[PATCH 2.6.13-rc1 01/10] IOCHK interface for I/O error handling/detecting

Hidetoshi Seto seto.hidetoshi at jp.fujitsu.com
Fri Jul 8 22:22:17 EST 2005


Benjamin Herrenschmidt wrote:
> On Thu, 2005-07-07 at 11:41 -0700, Greg KH wrote:
>>How about the issue of tying this into the other pci error reporting
>>infrastructure that is being worked on?
> 
> The other infrastructure is for asynchronous reporting and recovery.
> We still need synchronous detection & reporting. So this is a bit
> different.

The interesting point is that it seems that both could use for reporting.

> However, it would be nice if Hidetoshi's work could be adapted a bit so
> that 1) naming is a bit more consistent with the other stuff (pcierr_*
> maybe) and 2) the error "token" is the same. The later is especially
> important if we start adding ways to query the error token to know what
> the error precisely was etc... There is no reason to have 2 different
> ways of representing error details.

The naming doesn't really matter. iochk_* is just my preference.
However it would be worth a try to move generic codes from iomap.*
(historical home) to pci.* and rename iochk_* to pcierr_*.

Well, I'd like to use this opportunity to sort out my thoughts...

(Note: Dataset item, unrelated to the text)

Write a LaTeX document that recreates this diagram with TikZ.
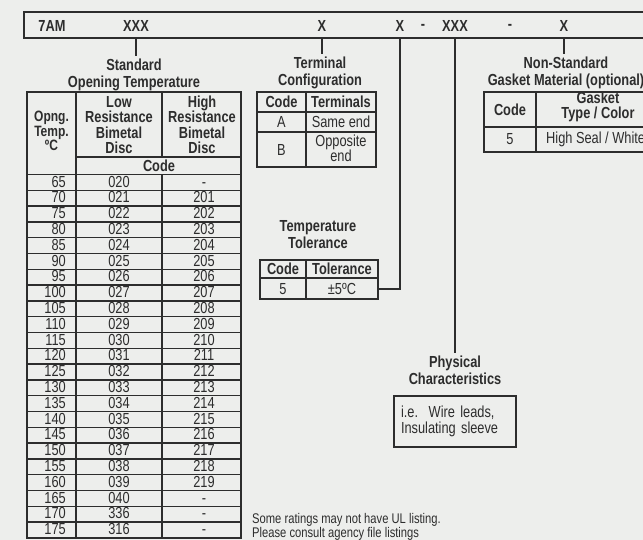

Now iochk_read() returns a boolean value, whether there was a error
or not. Of course I agree that it would be more useful if it can return
the detail of the error.

A quick solution is return "token" instead of boolean value 1.
-extern int iochk_read(iocookie *cookie);
+extern token iochk_read(iocookie *cookie);

The token should be a pointer or a bitmask having proper flags, not 0.
So this still work:
   if(iochk_read(cookie)) return -EIO;
and now this will also work:
   if((token=iochk_read(cookie))!=0){
      switch(severity(token)) {
        ...
   }}

The error "token", tentatively named "pci_error_token" in document
you posted, is now temporarily defined in recent Linas's patch using
other alias:
  enum pci_channel_state {
	pci_channel_io_normal = 0, /* I/O channel is in normal state */
	pci_channel_io_frozen = 1, /* I/O to channel is blocked */
	pci_channel_io_perm_failure, /* pci card is dead */
  };
Of course this will be not enough in near future.

I have already agree with what few month ago you said:
> The token should be an opaque type with accessors. You could define a
> pci_error_get_severity(token) to return the severity. The idea is to
> define accessors which return an error when the data requested isn't
> present in the error info. The actual content of the token is to be
> defined. I was thinking about a type plus a union. I was hoping Seto
> could provide something here ...

For example:
  /* offsets */
  enum {
	pcierr_io_frozen = 0, 	/* I/O to channel is blocked */
	pcierr_io_perm_failure, /* pci card is dead */
	pcierr_severity_valid,  /* 1:valid */
	pcierr_severity,     	/* 0:non-fatal 1:fatal */
  };

  #define pcierr_perm_failure(token) \
	test_bit(pcierr_io_perm_failure, token)

  int pcierr_get_severity(token)
  {
	if(test_bit(pcierr_severity_valid, token)) {
	  return test_bit(pcierr_severity, token);
	}
	return -1;
  }

Objections?
Are there any better place to put a group of codes like above than
include/linux/pci.h?

By the way, if token says frozen but not perm_failure, is it mean
"recovery processing now"? Are there any special state which
synchronous detection have to report?